Così come tra le api e le piante si instaura un rapporto di mutua assistenza, anche tra l’apicoltore e le sue api dovrebbe esserci una equa relazione di scambio. Le api ci donano i loro prodotti; ricambiamole rispettando la loro specificità con la nostra assistenza per il loro benessere, evitando forzature innaturali, pure di tipo alimentare. Come si sarà capito queste mie riflessioni sono tutte mirate a salvaguardare l’ape e perseguire una produzione di qualità bio­logica. Non l’ostinata ricerca delle grandi quantità spesso di sicuro minor valore qualitativo ed economico.

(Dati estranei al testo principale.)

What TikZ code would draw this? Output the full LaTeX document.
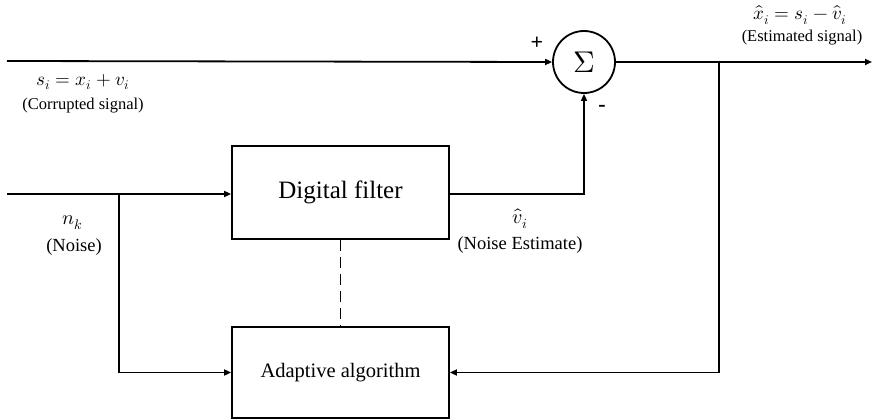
\documentclass[tikz,border=0pt]{standalone}
\usepackage{unicode-math}
\setmainfont{Liberation Serif}
\setmathfont{Latin Modern Math}
\usetikzlibrary{arrows.meta}
\begin{document}
\begin{tikzpicture}[x=1pt,y=-1pt,
  line width=1.8pt,
  arr/.style={-{Triangle[length=7pt,width=6pt]}},
  blk/.style={draw,rectangle,minimum width=217pt,inner sep=0pt},
  lbl/.style={inner sep=0pt,font=\fontsize{16.5}{18}\selectfont},
  lblb/.style={inner sep=0pt,font=\fontsize{18.5}{20}\selectfont},
  mth/.style={inner sep=0pt,font=\fontsize{19}{21}\selectfont},
  mthb/.style={inner sep=0pt,font=\fontsize{20}{22}\selectfont},
  sgn/.style={inner sep=0pt,font=\bfseries\fontsize{22}{24}\selectfont}]
\useasboundingbox (0,0) rectangle (873,420);
\node[draw,circle,minimum size=62pt,inner sep=0pt,font=\fontsize{30}{32}\selectfont] (sum) at (584,62) {$\Sigma$};
\node[blk,minimum height=93pt,font=\fontsize{25}{28}\selectfont] (df) at (340.5,192.5) {Digital filter};
\node[blk,minimum height=91pt,font=\fontsize{20.5}{24}\selectfont] (aa) at (340.5,372.5) {Adaptive algorithm};
\coordinate (sin) at (7,61);
\coordinate (nin) at (7,194);
\coordinate (nb) at (119,194);
\coordinate (ob) at (719,62);
\coordinate (out) at (872,62);
\draw[arr] (sin) -- (sum.west);
\draw[arr] (nin) -- (df.west |- nin);
\draw[arr] (nb) |- (aa.west);
\draw[arr] (df.east |- nin) -| (sum.south);
\draw[arr] (sum.east) -- (out);
\draw[arr] (ob) |- (aa.east);
\draw[dash pattern=on 11pt off 6pt] (df.south) -- (aa.north);
% labels
\node[mth] (l1) at (83,82) {$s_i = x_i + v_i$};
\node[lbl] (l2) at (83,106) {(Corrupted signal)};
\node[mth] (l3) at (800,15) {$\hat{x}_i = s_i - \hat{v}_i$};
\node[lbl] (l4) at (802,38) {(Estimated signal)};
\node[mthb] (l5) at (73,223) {$n_k$};
\node[lblb] (l6) at (74,247) {(Noise)};
\node[mthb] (l7) at (520,219) {$\hat{v}_i$};
\node[lblb] (l8) at (520,245) {(Noise Estimate)};
\node[sgn] (pl) at (537,43) {+};
\node[sgn] (mi) at (602,108) {-};
\end{tikzpicture}
\end{document}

Ricordiamoci alcune buone pratiche da ri­spettare per il benessere delle nostre api attraverso dieci principi noti ma spesso di­menticati:

  1. collocare le nostre postazioni nel sito più favorevole, valutando la varietà e la qualità della ve­getazione presente per garantire pascoli ricchi e sicuri, il microclima, la disponibili­tà di acqua e il facile raggiungimento delle postazioni
  2. utilizzare alveari di colori diversi da po­sizionare correttamente distanziandoli l’uno dall’altro di almeno 50 cm, limitando il numero di alveari su ciascuna fila per evitare fenomeni di deriva
  3. prestare grande attenzione alla qualità e salubrità dell’arnia – preferire quelle di le­gno – che non dovrà presentare segni di degrado dovuti agli anni di esercizio o alle aggressioni degli agenti atmosferici
  4. utilizzare fogli cerei provenienti esclusiva­mente da cera prodotta nel nostro apia­rio
  5. sostituire ogni anno almeno quattro telai­ni del nido (i più danneggiati)
  6. eseguire con regolarità le visite all’alveare con molta cautela e delicatezza evitando lo schiacciamento e l’uccisione delle api nell’apertura e chiusura dell’arnia e nello spostamento dei telaini
  7. evitare l’uso di soffiatori
  8. eseguire con regolarità, due volte l’anno, trattamenti antivarroa eseguendo diligen­temente le operazioni preliminari
  9. sottoporre ad analisi chimico fisiche e melissopalinologiche i prodotti dell’alve­are e, per campione, quella morfologica delle api
  10. ad ogni visita, disporre di attrezzature e abbigliamento sempre puliti ed igienizzati.

Prima di lasciarvi esprimo il desiderio, se non la speranza, che da parte degli apicoltori ci sia sempre un maggiore interesse alle temati­che accennate in questo articolo e la volontà di far proprie le buone pratiche.